The disagreement here is not over the semantics of kosmos but whether to read the opening flourish as Halliwell does, as a thoroughly considered, binding aesthetic pronouncement, or to take it as a jeu d'ésprit, in line with the text's concluding self-description as Gorgias' "toy" (paignion). To settle it by preferring the version that is more reasonable and more interesting in its logical entailments is to beg the question. To take one more micro-example: Halliwell valuably highlights terms running through classical criticism for the "benefit" (ôpheleia, etc.) conferred by poetry, and spends pages analyzing the kinds of benefit poetry might be thought to confer (311 ff.). But reading Aristophanes alongside Plato can show that the language of benefaction often served as well as a euphemism to disguise the (somewhat scandalous) fact of taking money for teaching. In other words, the model of poets as benefactors of the human race not only embodies a congenial theory of poetry but also mirrors the image of "service" that sophists wished to communicate to clients.
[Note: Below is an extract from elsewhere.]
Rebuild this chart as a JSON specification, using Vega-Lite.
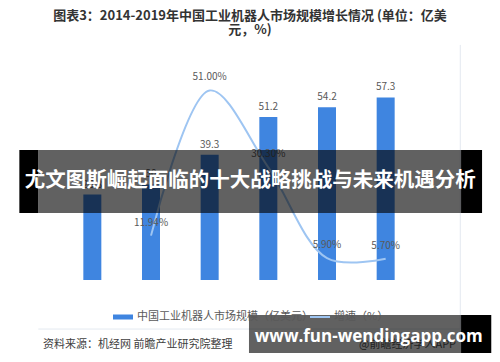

For this reviewer, then, the dialectic between ecstasy and truth is missing a social history. The idea that poetry imparts a kind of truth, for example, sounds like a theory promoted by teachers. (It is notable that many of Halliwell's figures are teachers or, like Aristophanes, parodists of teachers.) The conclusion is suggested not simply by asking cui bono? -- establishing Homer as a teacher establishes the authority of teachers -- but also because it enacts the common pattern of a critic projecting onto a text as its dynamics his or her own relation to that text. For Strabo the geographer, Homer was a geographer; for teachers, he teaches. And while such a claim may gain purchase beyond the circle of professional teachers and their clients (as is suggested by Plato's complaint in Republic 10 that "thousands upon thousands" of people believe that Homer teaches one how to live one's life), for all that, it remains no less a position whose underpinnings are as much social as logical.

On the other hand, attention to the social roles of ecstasy can make Halliwell's insights more fruitful. Recent work on Greek poetry as performance may suggest that his penchant for treating ecstasy in dialectic with truth underplays the force of poetry's purely psychagogic powers. Greek tragedy and lyric are now often studied in relation to their institutional settings and physical sites so as to bring out the non-cognitive and sometimes non-verbal ways in which poetry creates meaning for its hearers. Such lines of analysis oppose bookish perspectives on Greek literature by insisting that ritual dynamics in poetic language, gestures, scenery, costumes and "stagecraft" are crucially important constituents of the overall effects of song. Within that context, Halliwell's work is valuable precisely for reasserting that logos was an important element in the sensory fabric. Even though he skims along the philosophical surface of his texts, his readings will be a provocative reminder that we are in dialogue with the talkative Greeks when we ask what poetry is for.